Tuesday, August 10, 2010

The Tooth Monster

At the dentist yesterday, Pete had a panoramic x-ray made. Her first, actually. Guess what it showed... Go on, guess...

She has 16 adult teeth just below the surface waiting their turns to come through. Twelve of them are in the front of her mouth (off to the side - you know). I can't wait until the baby teeth above them all fall out. I'm hoping it'll happen all at once.

And that she will see humor in that happening if it does.

SIXTEEN teeth. For real!

Monday, August 9, 2010

WFMAD

While I was at the beach, I read Chains by Laurie Halse Anderson. It is a great book for the beach if you don't mind your 8 year-old looking at you sideways when she asks you for a Popsicle and you are weeping openly. I'm not much of a book reviewer so I'll just say that I have yet to read anything by Ms. Anderson that I didn't really enjoy, and I was relieved to see that the story will be continued in another book due out in October (which I have pre-ordered).

In the acknowledgments, I found out she has a blog, which I seeked once I got home (oh, jeez! "seeked" is not a word. I'm leaving it in, though, because it's such a ridiculous mistake and you should laugh at me). For the month of August she has challenged us to write 15 minutes each day. You should check it out.

I started a week late (because I was at the beach last week, remember?), but it turns out it's not really all that hard to spend 15 minutes at a minimum on the prompt she gives each day. The one today about research made me realize how much I need to learn about one of the main themes of my book, which has been getting dusty, seeing how it had fallen behind the back of the to-do bookshelf in my brain. I dusted it off, gave it about 25 minutes of consideration (way more than it's gotten in the past zillion months), and now am totally terrified. But also excited. In a terrified way. Like when you go over the top of that first hill on a roller coaster and realize you've made a mistake and should never have gotten on in the first place but it's too late and you have to keep going until it's done.

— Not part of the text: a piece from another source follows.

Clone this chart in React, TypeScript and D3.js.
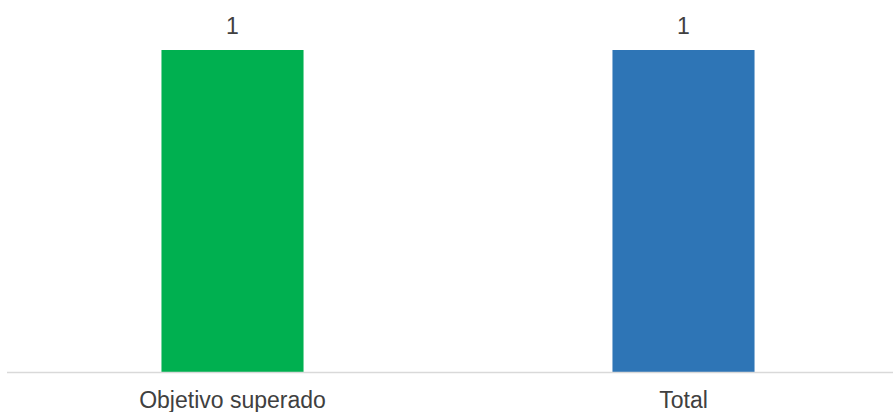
import React from "react";
import * as d3 from "d3";

const categories = ["Objetivo superado", "Total"];
const values = [1, 1];
const colors = ["#00B050", "#2E75B6"];

const W = 893;
const H = 412;

export default function App() {
  const x = d3.scaleBand<string>().domain(categories).range([7, 909]).paddingInner(0.685).paddingOuter(0.3425);
  const y = d3.scaleLinear().domain([0, 1]).range([372.5, 50]);
  const font = "'Liberation Sans', Arial, sans-serif";
  return (
    <svg width={W} height={H} style={{ position: "absolute", left: 0, top: 0 }}>
      <rect x={0} y={0} width={W} height={H} fill="#fff" />
      {categories.map((c, i) => (
        <rect key={c} x={x(c)!} y={y(values[i])} width={x.bandwidth()} height={y(0) - y(values[i])} fill={colors[i]} />
      ))}
      <line x1={7} x2={W} y1={372.5} y2={372.5} stroke="#d9d9d9" strokeWidth={1.5} />
      {categories.map((c, i) => (
        <text key={"v" + c} x={x(c)! + x.bandwidth() / 2} y={33.5} textAnchor="middle" fontFamily={font} fontSize={23} fill="#404040">
          {d3.format("d")(values[i])}
        </text>
      ))}
      {categories.map((c) => (
        <text key={"c" + c} x={x(c)! + x.bandwidth() / 2} y={407.5} textAnchor="middle" fontFamily={font} fontSize={23} fill="#404040">
          {c}
        </text>
      ))}
    </svg>
  );
}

WFMAD is a great thing. Here I was, tooling along, shopping for thesauruses and rhyming dictionaries and counting down the days until school starts and I can officially start "being a writer." Sure, it's hard to find time during summer vacation to write every day when you are (apparently) the sole, non-TV source of entertainment (to hear them tell it), but even I, with my kiddos and their big personalities can find 15 minutes! Right?

Sunday, August 8, 2010

Last Day at the Beach


We watched this storm roll in from the west and then we sat on the porch while it raged. It was beautiful.

So You Know...

My girls went a whole week without watching TV at all.

Saturday, August 7, 2010

LL Says:

Sorry I've been absent - we were at the beach. More about that later. But first, this:

Husbandguy is colorblind. Lulu wanted him to help her color today. She was very insistent that he follow the pattern she had already started. He didn't want t0 so he told her that he couldn't help because he couldn't tell the colors.

Lulu was unfazed by this. She said, holding each crayon up one by one, "This one is green, which is the color of leafs (sic). This one is red, which is the color of sunburn. And this one is blue, which is the color of my lips when I'm cold."

HG had to help her color after that thorough explanation.